Researchers say they've been able to control the brains and muscles of small organisms such as worms, controlling them like tiny robots.
Using red, green and blue lights cannibalized from an ordinary LCD projector, the team was able to activate light-sensitive microbial proteins which were genetically engineered into the worms, allowing them to switch neurons and muscles on and off at will.
The independent red, green and blue channels allow researchers to activate excitable cells sensitive to specific colors, while simultaneously silencing others.
"This illumination instrument significantly enhances our ability to control, alter, observe and investigate how neurons, muscles and circuits ultimately produce behavior in animals," said professor Hang Lu of the Georgia Institute of Technology.
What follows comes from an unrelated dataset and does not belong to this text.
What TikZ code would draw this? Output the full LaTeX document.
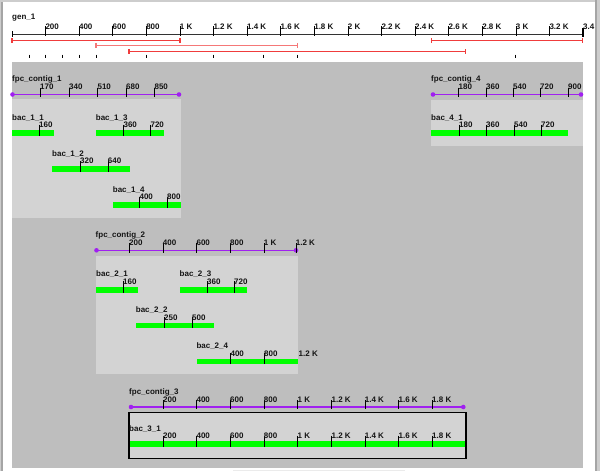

"Because the central component of the illumination system is a commercially available projector, the system's cost and complexity are dramatically reduced, which we hope will enable wider adoption of this tool by the research community."
By connecting the illumination system to a microscope and combining it with video tracking, the researchers are able to track and record the behavior of freely moving animals, while maintaining the lighting in the intended anatomical position. When the animal moves, changes to the light's location, intensity and color can be updated in less than 40 milliseconds.
Lu and her team have successfully used the system to explore the 'touch' circuit of the worm Caenorhabditis elegans by exciting and inhibiting its mechano-sensory and locomotion neurons.
For their first experiment, they illuminated the head of a worm at regular intervals while the animal moved forward. This produced a coiling effect in the head and caused the worm to crawl in a triangular pattern.
In another experiment, the team scanned light along the bodies of worms from head to tail, which resulted in backward movement when neurons near the head were stimulated and forward movement when neurons near the tail were stimulated.
They found that the intensity of the light affected a worm's behavior, and were able to reproduce the technique on a large number of animals under a variety of conditions.
"This instrument allowed us to control defined events in defined locations at defined times in an intact biological system, allowing us to dissect animal functional circuits with greater precision and nuance," says Lu.